| OBJECTIVE |
Give back the full listing, character for character, with no pictures.
+ + + + +
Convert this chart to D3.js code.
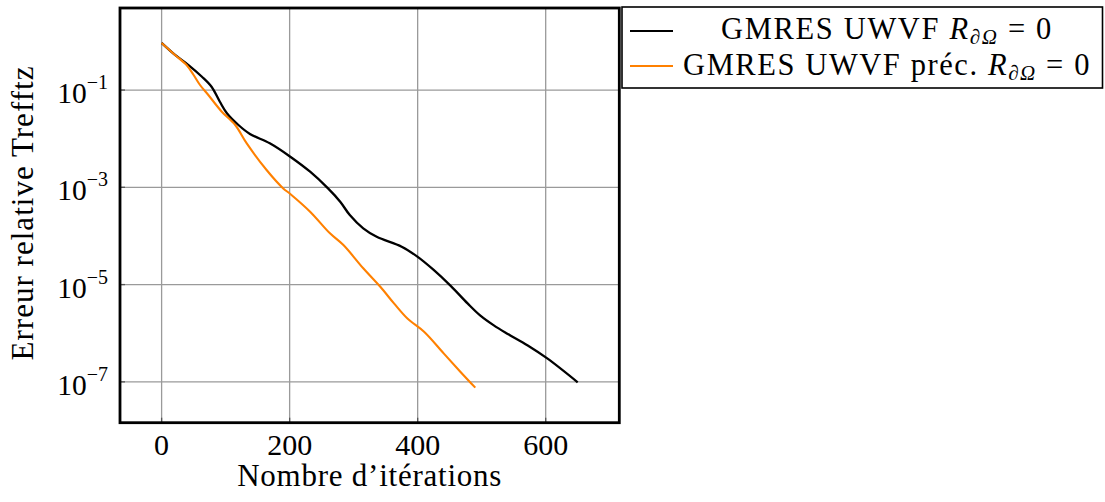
<!DOCTYPE html>
<html><head><meta charset="utf-8">
<script src="https://cdn.jsdelivr.net/npm/d3@7"></script>
<style>body{margin:0;background:#fff}svg{display:block}text{font-family:"Liberation Serif","DejaVu Serif",serif;fill:#000}</style>
</head><body><svg id="c" width="1105" height="502"></svg>
<script>
const iterBlack = [0,21,42,63,78,91,102,120,138,169,201,232,260,279,294,315,336,375,399,425,452,478,498,519,540,572,603,650];
const errBlack = [0.93,0.526,0.327,0.188,0.117,0.0575,0.0333,0.0191,0.0125,0.00803,0.00426,0.00209,9.5e-4,5.06e-4,2.69e-4,1.43e-4,9.6e-5,6.0e-5,3.8e-5,2.0e-5,9.3e-6,4.1e-6,2.3e-6,1.45e-6,9.8e-7,5.6e-7,3.0e-7,9.8e-8];
const iterOrange = [0,21,39,50,60,73,94,115,133,164,190,201,232,263,284,315,342,363,384,410,441,467,490];
const errOrange = [0.93,0.526,0.327,0.204,0.127,0.079,0.0359,0.0191,0.0080,0.00227,9.5e-4,7.3e-4,3.15e-4,1.13e-4,6.5e-5,2.16e-5,8.9e-6,4.1e-6,2.0e-6,1.07e-6,3.8e-7,1.6e-7,7.6e-8];
const xTicks = [0,200,400,600];
const yTickExps = [-1,-3,-5,-7];
const xLabel = "Nombre d\u2019it\u00e9rations";
const yLabel = "Erreur relative Trefftz";

const svg = d3.select("#c");
const L=120, R=619.3, T=8, B=422.7;
const x = d3.scaleLinear().domain([-65,715]).range([L,R]);
const y = d3.scaleLog().domain([Math.pow(10,0.687), Math.pow(10,-7.84)]).range([T,B]);

function fit(sel, target){
  const n = sel.node();
  const len = n.getComputedTextLength();
  const cnt = n.textContent.length;
  sel.attr("letter-spacing", ((target-len)/cnt).toFixed(2));
}

// grid
const g = svg.append("g");
g.selectAll(".gx").data(xTicks).enter().append("line")
  .attr("x1",d=>x(d)).attr("x2",d=>x(d)).attr("y1",T).attr("y2",B)
  .attr("stroke","#9a9a9a").attr("stroke-width",1.3);
g.selectAll(".gy").data(yTickExps).enter().append("line")
  .attr("y1",d=>y(Math.pow(10,d))).attr("y2",d=>y(Math.pow(10,d))).attr("x1",L).attr("x2",R)
  .attr("stroke","#9a9a9a").attr("stroke-width",1.3);
// ticks
g.selectAll(".tx").data(xTicks).enter().append("line")
  .attr("x1",d=>x(d)).attr("x2",d=>x(d)).attr("y1",B-5).attr("y2",B)
  .attr("stroke","#555").attr("stroke-width",1.3);
g.selectAll(".ty").data(yTickExps).enter().append("line")
  .attr("y1",d=>y(Math.pow(10,d))).attr("y2",d=>y(Math.pow(10,d))).attr("x1",L).attr("x2",L+5)
  .attr("stroke","#555").attr("stroke-width",1.3);

const line = d3.line().curve(d3.curveCatmullRom.alpha(0.5));
const ptsB = iterBlack.map((v,i)=>[x(v),y(errBlack[i])]);
const ptsO = iterOrange.map((v,i)=>[x(v),y(errOrange[i])]);
svg.append("path").attr("d",line(ptsB)).attr("fill","none").attr("stroke","#000").attr("stroke-width",2.3).attr("stroke-linejoin","round");
svg.append("path").attr("d",line(ptsO)).attr("fill","none").attr("stroke","#ff8000").attr("stroke-width",2.1).attr("stroke-linejoin","round");

// frame
svg.append("rect").attr("x",L).attr("y",T).attr("width",R-L).attr("height",B-T)
  .attr("fill","none").attr("stroke","#000").attr("stroke-width",2.8);

// x tick labels
svg.selectAll(".xl").data(xTicks).enter().append("text")
  .attr("x",d=>x(d)).attr("y",455).attr("text-anchor","middle").attr("font-size",30).text(d=>d);
// y tick labels
yTickExps.forEach(e=>{
  const yy = y(Math.pow(10,e));
  const t = svg.append("text").attr("x",108).attr("y",yy+13).attr("text-anchor","end").attr("font-size",29.5);
  t.append("tspan").text("10");
  t.append("tspan").attr("dy",-14).attr("font-size",20).text("\u2212"+(-e));
});
// axis labels
const xl = svg.append("text").attr("x",(L+R)/2).attr("y",486).attr("text-anchor","middle").attr("font-size",31).text(xLabel);
fit(xl, 265);
const yl = svg.append("text").attr("transform",`translate(33,213) rotate(-90)`).attr("text-anchor","middle").attr("font-size",31).text(yLabel);
fit(yl, 295);

// legend
const leg = svg.append("g");
leg.append("rect").attr("x",622).attr("y",7).attr("width",480.5).attr("height",81).attr("fill","#fff").attr("stroke","#000").attr("stroke-width",1.6);
const entries = [{pre:"GMRES UWVF ",color:"#000",yl:31,yb:39,w:332},{pre:"GMRES UWVF pr\u00e9c. ",color:"#ff8000",yl:66,yb:75,w:408}];
entries.forEach(en=>{
  leg.append("line").attr("x1",630).attr("x2",673).attr("y1",en.yl).attr("y2",en.yl).attr("stroke",en.color).attr("stroke-width",2.2);
  const t = leg.append("text").attr("x",887).attr("y",en.yb).attr("text-anchor","middle").attr("font-size",30.5);
  t.append("tspan").text(en.pre);
  t.append("tspan").attr("font-style","italic").text("R");
  t.append("tspan").attr("font-size",21).attr("dy",5).attr("font-style","italic").text("\u2202\u03a9");
  t.append("tspan").attr("dy",-5).text(" = 0");
  fit(t, en.w);
});
</script></body></html>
+ + + + +
| SOLUTION |
Convert this chart to D3.js code.
<!DOCTYPE html>
<html><head><meta charset="utf-8">
<script src="https://cdn.jsdelivr.net/npm/d3@7"></script>
<style>body{margin:0;background:#fff}svg{display:block}text{font-family:"Liberation Serif","DejaVu Serif",serif;fill:#000}</style>
</head><body><svg id="c" width="1105" height="502"></svg>
<script>
const iterBlack = [0,21,42,63,78,91,102,120,138,169,201,232,260,279,294,315,336,375,399,425,452,478,498,519,540,572,603,650];
const errBlack = [0.93,0.526,0.327,0.188,0.117,0.0575,0.0333,0.0191,0.0125,0.00803,0.00426,0.00209,9.5e-4,5.06e-4,2.69e-4,1.43e-4,9.6e-5,6.0e-5,3.8e-5,2.0e-5,9.3e-6,4.1e-6,2.3e-6,1.45e-6,9.8e-7,5.6e-7,3.0e-7,9.8e-8];
const iterOrange = [0,21,39,50,60,73,94,115,133,164,190,201,232,263,284,315,342,363,384,410,441,467,490];
const errOrange = [0.93,0.526,0.327,0.204,0.127,0.079,0.0359,0.0191,0.0080,0.00227,9.5e-4,7.3e-4,3.15e-4,1.13e-4,6.5e-5,2.16e-5,8.9e-6,4.1e-6,2.0e-6,1.07e-6,3.8e-7,1.6e-7,7.6e-8];
const xTicks = [0,200,400,600];
const yTickExps = [-1,-3,-5,-7];
const xLabel = "Nombre d\u2019it\u00e9rations";
const yLabel = "Erreur relative Trefftz";

const svg = d3.select("#c");
const L=120, R=619.3, T=8, B=422.7;
const x = d3.scaleLinear().domain([-65,715]).range([L,R]);
const y = d3.scaleLog().domain([Math.pow(10,0.687), Math.pow(10,-7.84)]).range([T,B]);

function fit(sel, target){
  const n = sel.node();
  const len = n.getComputedTextLength();
  const cnt = n.textContent.length;
  sel.attr("letter-spacing", ((target-len)/cnt).toFixed(2));
}

// grid
const g = svg.append("g");
g.selectAll(".gx").data(xTicks).enter().append("line")
  .attr("x1",d=>x(d)).attr("x2",d=>x(d)).attr("y1",T).attr("y2",B)
  .attr("stroke","#9a9a9a").attr("stroke-width",1.3);
g.selectAll(".gy").data(yTickExps).enter().append("line")
  .attr("y1",d=>y(Math.pow(10,d))).attr("y2",d=>y(Math.pow(10,d))).attr("x1",L).attr("x2",R)
  .attr("stroke","#9a9a9a").attr("stroke-width",1.3);
// ticks
g.selectAll(".tx").data(xTicks).enter().append("line")
  .attr("x1",d=>x(d)).attr("x2",d=>x(d)).attr("y1",B-5).attr("y2",B)
  .attr("stroke","#555").attr("stroke-width",1.3);
g.selectAll(".ty").data(yTickExps).enter().append("line")
  .attr("y1",d=>y(Math.pow(10,d))).attr("y2",d=>y(Math.pow(10,d))).attr("x1",L).attr("x2",L+5)
  .attr("stroke","#555").attr("stroke-width",1.3);

const line = d3.line().curve(d3.curveCatmullRom.alpha(0.5));
const ptsB = iterBlack.map((v,i)=>[x(v),y(errBlack[i])]);
const ptsO = iterOrange.map((v,i)=>[x(v),y(errOrange[i])]);
svg.append("path").attr("d",line(ptsB)).attr("fill","none").attr("stroke","#000").attr("stroke-width",2.3).attr("stroke-linejoin","round");
svg.append("path").attr("d",line(ptsO)).attr("fill","none").attr("stroke","#ff8000").attr("stroke-width",2.1).attr("stroke-linejoin","round");

// frame
svg.append("rect").attr("x",L).attr("y",T).attr("width",R-L).attr("height",B-T)
  .attr("fill","none").attr("stroke","#000").attr("stroke-width",2.8);

// x tick labels
svg.selectAll(".xl").data(xTicks).enter().append("text")
  .attr("x",d=>x(d)).attr("y",455).attr("text-anchor","middle").attr("font-size",30).text(d=>d);
// y tick labels
yTickExps.forEach(e=>{
  const yy = y(Math.pow(10,e));
  const t = svg.append("text").attr("x",108).attr("y",yy+13).attr("text-anchor","end").attr("font-size",29.5);
  t.append("tspan").text("10");
  t.append("tspan").attr("dy",-14).attr("font-size",20).text("\u2212"+(-e));
});
// axis labels
const xl = svg.append("text").attr("x",(L+R)/2).attr("y",486).attr("text-anchor","middle").attr("font-size",31).text(xLabel);
fit(xl, 265);
const yl = svg.append("text").attr("transform",`translate(33,213) rotate(-90)`).attr("text-anchor","middle").attr("font-size",31).text(yLabel);
fit(yl, 295);

// legend
const leg = svg.append("g");
leg.append("rect").attr("x",622).attr("y",7).attr("width",480.5).attr("height",81).attr("fill","#fff").attr("stroke","#000").attr("stroke-width",1.6);
const entries = [{pre:"GMRES UWVF ",color:"#000",yl:31,yb:39,w:332},{pre:"GMRES UWVF pr\u00e9c. ",color:"#ff8000",yl:66,yb:75,w:408}];
entries.forEach(en=>{
  leg.append("line").attr("x1",630).attr("x2",673).attr("y1",en.yl).attr("y2",en.yl).attr("stroke",en.color).attr("stroke-width",2.2);
  const t = leg.append("text").attr("x",887).attr("y",en.yb).attr("text-anchor","middle").attr("font-size",30.5);
  t.append("tspan").text(en.pre);
  t.append("tspan").attr("font-style","italic").text("R");
  t.append("tspan").attr("font-size",21).attr("dy",5).attr("font-style","italic").text("\u2202\u03a9");
  t.append("tspan").attr("dy",-5).text(" = 0");
  fit(t, en.w);
});
</script></body></html>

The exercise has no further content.